┌─ Available data

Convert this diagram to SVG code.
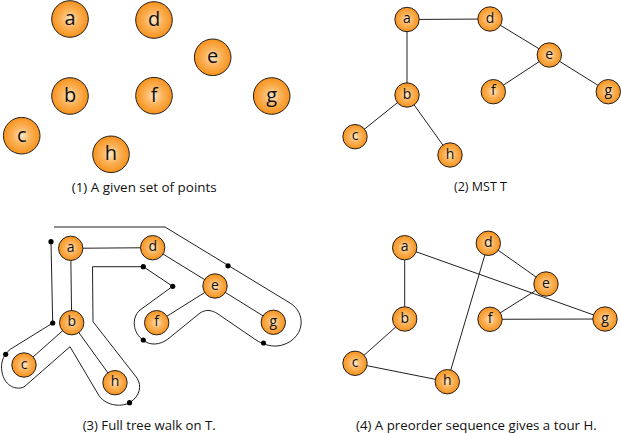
<svg xmlns="http://www.w3.org/2000/svg" width="621" height="434" viewBox="0 0 621 434">
<defs>
<radialGradient id="og" cx="50%" cy="50%" r="50%">
<stop offset="0" stop-color="#FFE6C6"/>
<stop offset="0.45" stop-color="#FBB55E"/>
<stop offset="1" stop-color="#F7921C"/>
</radialGradient>
<style>
.n circle{fill:url(#og);stroke:#231F20;stroke-width:1}
.n text{font-family:"Open Sans","Liberation Sans",sans-serif;fill:#111;text-anchor:middle}
.big text{font-size:20px}
.sm text{font-size:14px}
.e{stroke:#231F20;stroke-width:1;fill:none}
.dot{fill:#000}
.cap{font-family:"Open Sans","Liberation Sans",sans-serif;font-size:12.5px;fill:#111}
</style>
</defs>
<rect width="621" height="434" fill="#fff"/>

<!-- Panel 1 -->
<g class="n big">
<g id="p1-a"><circle cx="70" cy="19" r="18.3"/><text x="70" y="25">a</text></g>
<g id="p1-d"><circle cx="154" cy="20" r="18.3"/><text x="154" y="26">d</text></g>
<g id="p1-e"><circle cx="212.7" cy="57.3" r="18.3"/><text x="212.7" y="63.3">e</text></g>
<g id="p1-b"><circle cx="70" cy="96" r="18.3"/><text x="70" y="102">b</text></g>
<g id="p1-f"><circle cx="154" cy="95.7" r="18.3"/><text x="154" y="101.7">f</text></g>
<g id="p1-g"><circle cx="271.7" cy="96" r="18.3"/><text x="271.7" y="102">g</text></g>
<g id="p1-c"><circle cx="21.7" cy="135.7" r="18.3"/><text x="21.7" y="141.7">c</text></g>
<g id="p1-h"><circle cx="111" cy="154.3" r="18.3"/><text x="111" y="160.3">h</text></g>
</g>
<text class="cap" x="71.7" y="191.7" textLength="145" lengthAdjust="spacingAndGlyphs">(1) A given set of points</text>

<!-- Panel 2 -->
<g id="p2-connectors" class="e">
<line x1="407" y1="19.5" x2="490" y2="19"/>
<line x1="407" y1="19.5" x2="407" y2="95"/>
<line x1="490" y1="19" x2="549.3" y2="55"/>
<line x1="549.3" y1="55" x2="493.3" y2="91.7"/>
<line x1="549.3" y1="55" x2="608.3" y2="91.7"/>
<line x1="407" y1="95" x2="355" y2="136.7"/>
<line x1="407" y1="95" x2="450" y2="155"/>
</g>
<g class="n sm">
<g id="p2-a"><circle cx="407" cy="19.5" r="12.2"/><text x="407" y="23">a</text></g>
<g id="p2-d"><circle cx="490" cy="19" r="12.2"/><text x="490" y="22.5">d</text></g>
<g id="p2-e"><circle cx="549.3" cy="55" r="12.2"/><text x="549.3" y="58.5">e</text></g>
<g id="p2-b"><circle cx="407" cy="95" r="12.2"/><text x="407" y="98.5">b</text></g>
<g id="p2-f"><circle cx="493.3" cy="91.7" r="12.2"/><text x="493.3" y="95.2">f</text></g>
<g id="p2-g"><circle cx="608.3" cy="91.7" r="12.2"/><text x="608.3" y="95.2">g</text></g>
<g id="p2-c"><circle cx="355" cy="136.7" r="12.2"/><text x="355" y="140.2">c</text></g>
<g id="p2-h"><circle cx="450" cy="155" r="12.2"/><text x="450" y="158.5">h</text></g>
</g>
<text class="cap" x="454" y="190.5" textLength="53" lengthAdjust="spacingAndGlyphs">(2) MST T</text>

<!-- Panel 3 -->
<g id="p3-connectors" class="e">
<line x1="70.7" y1="248.3" x2="152.7" y2="247.7"/>
<line x1="70.7" y1="248.3" x2="71.7" y2="322.7"/>
<line x1="152.7" y1="247.7" x2="215" y2="286"/>
<line x1="215" y1="286" x2="156.7" y2="322.7"/>
<line x1="215" y1="286" x2="273.3" y2="322.3"/>
<line x1="71.7" y1="322.7" x2="24" y2="365"/>
<line x1="71.7" y1="322.7" x2="115" y2="382.7"/>
</g>
<g id="p3-walk">
<path class="e" d="M54 227 L165 227 L290 303 C298 308 302 316 301 325 C300 335 290 345 277 346 C270 346.5 262 344 256 340 L218 314 C212 310 206 309 200 313 L168 339 C160 345 150 346 143 340 C133 333 131 318 140 310 L172.7 286.3 L143.3 266.7 L92.5 266.7 L93 321.7 L137 378 C142 386 140 396 130 402.5 C120 408 104 405 98 394 L70 346.7 L24 387 C14 391 4 384 2 372 C0 362 4 352 14 347 L52.7 323 L51 241.7"/>
<circle class="dot" cx="51" cy="241.7" r="2.6"/>
<circle class="dot" cx="52.7" cy="323" r="2.6"/>
<circle class="dot" cx="5.7" cy="354.3" r="2.6"/>
<circle class="dot" cx="129.5" cy="402.7" r="2.6"/>
<circle class="dot" cx="143.3" cy="266.7" r="2.6"/>
<circle class="dot" cx="172.7" cy="286.3" r="2.6"/>
<circle class="dot" cx="143.3" cy="340" r="2.6"/>
<circle class="dot" cx="263.5" cy="343" r="2.6"/>
<circle class="dot" cx="228" cy="265.8" r="2.6"/>
</g>
<g class="n sm">
<g id="p3-a"><circle cx="70.7" cy="248.3" r="12.2"/><text x="70.7" y="251.8">a</text></g>
<g id="p3-d"><circle cx="152.7" cy="247.7" r="12.2"/><text x="152.7" y="251.2">d</text></g>
<g id="p3-e"><circle cx="215" cy="286" r="12.2"/><text x="215" y="289.5">e</text></g>
<g id="p3-b"><circle cx="71.7" cy="322.7" r="12.2"/><text x="71.7" y="326.2">b</text></g>
<g id="p3-f"><circle cx="156.7" cy="322.7" r="12.2"/><text x="156.7" y="326.2">f</text></g>
<g id="p3-g"><circle cx="273.3" cy="322.3" r="12.2"/><text x="273.3" y="325.8">g</text></g>
<g id="p3-c"><circle cx="24" cy="365" r="12.2"/><text x="24" y="368.5">c</text></g>
<g id="p3-h"><circle cx="115" cy="382.7" r="12.2"/><text x="115" y="386.2">h</text></g>
</g>
<text class="cap" x="82.7" y="430" textLength="133" lengthAdjust="spacingAndGlyphs">(3) Full tree walk on T.</text>

<!-- Panel 4 -->
<g id="p4-connectors" class="e">
<line x1="404.7" y1="247.7" x2="404.7" y2="319"/>
<line x1="404.7" y1="319" x2="355" y2="363.3"/>
<line x1="355" y1="363.3" x2="447.3" y2="381.7"/>
<line x1="447.3" y1="381.7" x2="488.3" y2="243.3"/>
<line x1="488.3" y1="243.3" x2="546" y2="284"/>
<line x1="546" y1="284" x2="490" y2="319.3"/>
<line x1="490" y1="319.3" x2="605" y2="319"/>
<line x1="605" y1="319" x2="404.7" y2="247.7"/>
</g>
<g class="n sm">
<g id="p4-a"><circle cx="404.7" cy="247.7" r="12.2"/><text x="404.7" y="251.2">a</text></g>
<g id="p4-d"><circle cx="488.3" cy="243.3" r="12.2"/><text x="488.3" y="246.8">d</text></g>
<g id="p4-e"><circle cx="546" cy="284" r="12.2"/><text x="546" y="287.5">e</text></g>
<g id="p4-b"><circle cx="404.7" cy="319" r="12.2"/><text x="404.7" y="322.5">b</text></g>
<g id="p4-f"><circle cx="490" cy="319.3" r="12.2"/><text x="490" y="322.8">f</text></g>
<g id="p4-g"><circle cx="605" cy="319" r="12.2"/><text x="605" y="322.5">g</text></g>
<g id="p4-c"><circle cx="355" cy="363.3" r="12.2"/><text x="355" y="366.8">c</text></g>
<g id="p4-h"><circle cx="447.3" cy="381.7" r="12.2"/><text x="447.3" y="385.2">h</text></g>
</g>
<text class="cap" x="356" y="430" textLength="240.7" lengthAdjust="spacingAndGlyphs">(4) A preorder sequence gives a tour H.</text>
</svg>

└─

Short task:
Give back exactly the lines from the first line of the data through the line with "set of points</text>", pictures excluded.

Exercise solution:
Convert this diagram to SVG code.
<svg xmlns="http://www.w3.org/2000/svg" width="621" height="434" viewBox="0 0 621 434">
<defs>
<radialGradient id="og" cx="50%" cy="50%" r="50%">
<stop offset="0" stop-color="#FFE6C6"/>
<stop offset="0.45" stop-color="#FBB55E"/>
<stop offset="1" stop-color="#F7921C"/>
</radialGradient>
<style>
.n circle{fill:url(#og);stroke:#231F20;stroke-width:1}
.n text{font-family:"Open Sans","Liberation Sans",sans-serif;fill:#111;text-anchor:middle}
.big text{font-size:20px}
.sm text{font-size:14px}
.e{stroke:#231F20;stroke-width:1;fill:none}
.dot{fill:#000}
.cap{font-family:"Open Sans","Liberation Sans",sans-serif;font-size:12.5px;fill:#111}
</style>
</defs>
<rect width="621" height="434" fill="#fff"/>

<!-- Panel 1 -->
<g class="n big">
<g id="p1-a"><circle cx="70" cy="19" r="18.3"/><text x="70" y="25">a</text></g>
<g id="p1-d"><circle cx="154" cy="20" r="18.3"/><text x="154" y="26">d</text></g>
<g id="p1-e"><circle cx="212.7" cy="57.3" r="18.3"/><text x="212.7" y="63.3">e</text></g>
<g id="p1-b"><circle cx="70" cy="96" r="18.3"/><text x="70" y="102">b</text></g>
<g id="p1-f"><circle cx="154" cy="95.7" r="18.3"/><text x="154" y="101.7">f</text></g>
<g id="p1-g"><circle cx="271.7" cy="96" r="18.3"/><text x="271.7" y="102">g</text></g>
<g id="p1-c"><circle cx="21.7" cy="135.7" r="18.3"/><text x="21.7" y="141.7">c</text></g>
<g id="p1-h"><circle cx="111" cy="154.3" r="18.3"/><text x="111" y="160.3">h</text></g>
</g>
<text class="cap" x="71.7" y="191.7" textLength="145" lengthAdjust="spacingAndGlyphs">(1) A given set of points</text>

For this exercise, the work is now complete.